__Work instructions__. Output the material exactly, but drop every image it holds.

__Recorded information__.
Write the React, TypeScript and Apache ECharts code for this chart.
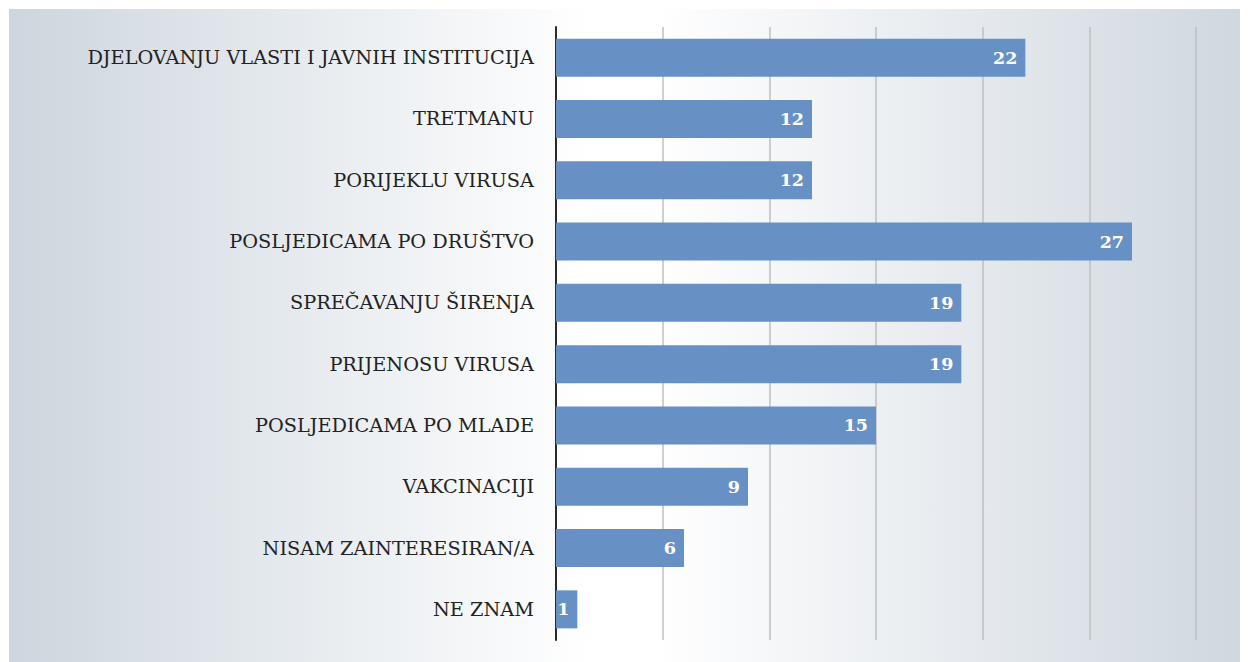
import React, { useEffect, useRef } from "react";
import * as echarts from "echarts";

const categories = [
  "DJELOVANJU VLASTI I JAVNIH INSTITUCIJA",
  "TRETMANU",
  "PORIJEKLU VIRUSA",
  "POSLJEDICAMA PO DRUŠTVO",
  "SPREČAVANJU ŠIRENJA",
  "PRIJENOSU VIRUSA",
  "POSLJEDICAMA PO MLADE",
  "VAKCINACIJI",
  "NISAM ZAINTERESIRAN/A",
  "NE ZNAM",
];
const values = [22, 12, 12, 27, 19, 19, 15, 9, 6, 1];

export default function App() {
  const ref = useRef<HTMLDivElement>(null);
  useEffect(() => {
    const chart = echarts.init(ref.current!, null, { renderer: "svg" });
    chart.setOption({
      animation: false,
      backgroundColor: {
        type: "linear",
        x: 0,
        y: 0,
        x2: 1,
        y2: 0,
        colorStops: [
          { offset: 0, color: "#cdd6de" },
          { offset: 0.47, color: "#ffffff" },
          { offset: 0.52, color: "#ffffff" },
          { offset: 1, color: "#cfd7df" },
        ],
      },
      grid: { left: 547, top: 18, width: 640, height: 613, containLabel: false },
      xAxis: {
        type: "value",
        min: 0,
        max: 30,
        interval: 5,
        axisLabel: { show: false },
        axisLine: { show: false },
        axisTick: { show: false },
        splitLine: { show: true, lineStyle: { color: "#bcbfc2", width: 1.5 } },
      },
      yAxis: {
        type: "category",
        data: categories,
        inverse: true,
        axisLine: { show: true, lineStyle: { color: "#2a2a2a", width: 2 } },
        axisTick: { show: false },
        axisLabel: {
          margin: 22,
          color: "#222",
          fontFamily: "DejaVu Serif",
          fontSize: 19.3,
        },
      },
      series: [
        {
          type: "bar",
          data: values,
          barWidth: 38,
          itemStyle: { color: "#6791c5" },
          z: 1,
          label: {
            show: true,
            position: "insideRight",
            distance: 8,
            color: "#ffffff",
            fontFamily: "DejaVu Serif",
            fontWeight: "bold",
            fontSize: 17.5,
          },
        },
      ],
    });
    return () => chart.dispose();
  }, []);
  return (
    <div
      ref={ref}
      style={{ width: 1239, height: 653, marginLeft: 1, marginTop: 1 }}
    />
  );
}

__Answer in full__.
Write the React, TypeScript and Apache ECharts code for this chart.
import React, { useEffect, useRef } from "react";
import * as echarts from "echarts";

const categories = [
  "DJELOVANJU VLASTI I JAVNIH INSTITUCIJA",
  "TRETMANU",
  "PORIJEKLU VIRUSA",
  "POSLJEDICAMA PO DRUŠTVO",
  "SPREČAVANJU ŠIRENJA",
  "PRIJENOSU VIRUSA",
  "POSLJEDICAMA PO MLADE",
  "VAKCINACIJI",
  "NISAM ZAINTERESIRAN/A",
  "NE ZNAM",
];
const values = [22, 12, 12, 27, 19, 19, 15, 9, 6, 1];

export default function App() {
  const ref = useRef<HTMLDivElement>(null);
  useEffect(() => {
    const chart = echarts.init(ref.current!, null, { renderer: "svg" });
    chart.setOption({
      animation: false,
      backgroundColor: {
        type: "linear",
        x: 0,
        y: 0,
        x2: 1,
        y2: 0,
        colorStops: [
          { offset: 0, color: "#cdd6de" },
          { offset: 0.47, color: "#ffffff" },
          { offset: 0.52, color: "#ffffff" },
          { offset: 1, color: "#cfd7df" },
        ],
      },
      grid: { left: 547, top: 18, width: 640, height: 613, containLabel: false },
      xAxis: {
        type: "value",
        min: 0,
        max: 30,
        interval: 5,
        axisLabel: { show: false },
        axisLine: { show: false },
        axisTick: { show: false },
        splitLine: { show: true, lineStyle: { color: "#bcbfc2", width: 1.5 } },
      },
      yAxis: {
        type: "category",
        data: categories,
        inverse: true,
        axisLine: { show: true, lineStyle: { color: "#2a2a2a", width: 2 } },
        axisTick: { show: false },
        axisLabel: {
          margin: 22,
          color: "#222",
          fontFamily: "DejaVu Serif",
          fontSize: 19.3,
        },
      },
      series: [
        {
          type: "bar",
          data: values,
          barWidth: 38,
          itemStyle: { color: "#6791c5" },
          z: 1,
          label: {
            show: true,
            position: "insideRight",
            distance: 8,
            color: "#ffffff",
            fontFamily: "DejaVu Serif",
            fontWeight: "bold",
            fontSize: 17.5,
          },
        },
      ],
    });
    return () => chart.dispose();
  }, []);
  return (
    <div
      ref={ref}
      style={{ width: 1239, height: 653, marginLeft: 1, marginTop: 1 }}
    />
  );
}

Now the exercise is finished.